International Widows Day is a United Nations ratified day of action to address the "poverty and injustice faced by millions of widows and their dependents in many countries". The day takes place annually on 23 June.

International Widows Day was established by The Loomba Foundation to raise awareness of the issue of widowhood. The significance of 23 June is that it was on that day in 1954 that Shrimati Pushpa Wati Loomba, mother of the foundation's founder, Lord Loomba, became a widow. One of the foundation's goals is to highlight what it describes as an invisible calamity. A 2010 book, Invisible, Forgotten Sufferers: The Plight of Widows Around the World, estimates that there are 245 million widows worldwide, 115 million of whom live in poverty and suffer from social stigmatization and economic deprivation purely because they have lost their husbands. As part of the Loomba Foundation's awareness campaign, this study was presented to UN Secretary General Ban Ki-moon on 22 June 2010.

The first International Widows Day took place in 2005 and was launched by Lord Loomba and the foundation's president, Cherie Blair. By the sixth International Widows Day in 2010, events were held in Rwanda, Sri Lanka, the United States, the UK, Nepal, Syria, Kenya, India, Bangladesh and South Africa.

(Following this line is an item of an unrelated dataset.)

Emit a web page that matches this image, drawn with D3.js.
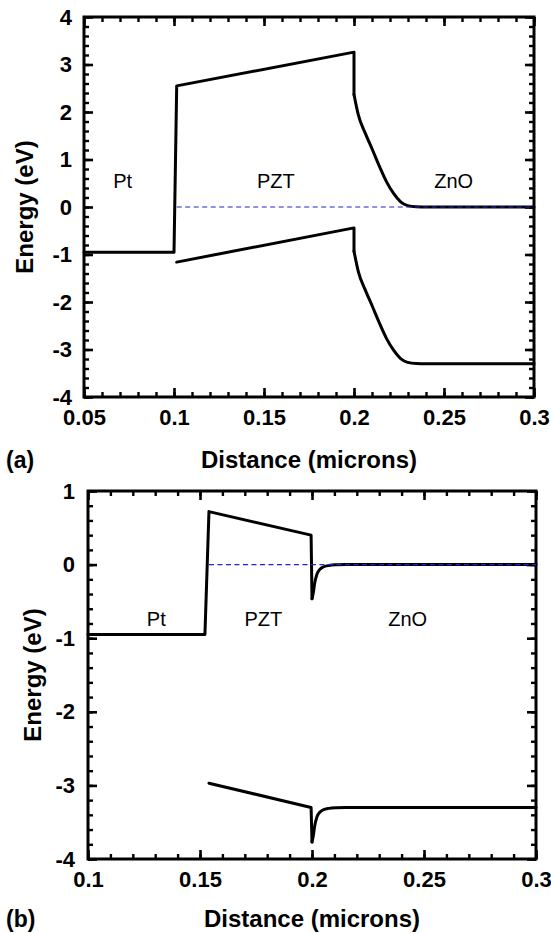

==United Nations recognition==
On 21 December 2010, the United Nations General Assembly formally adopted 23 June as International Widows Day, endorsing by unanimous acclaim a proposal introduced by President Ali Bongo Ondimba of Gabon. As well as formally recognizing 23 June as a day of observance, the accompanying resolution called upon "Member States, the United Nations system and other international and regional organizations to give special attention to the situation of widows and their children."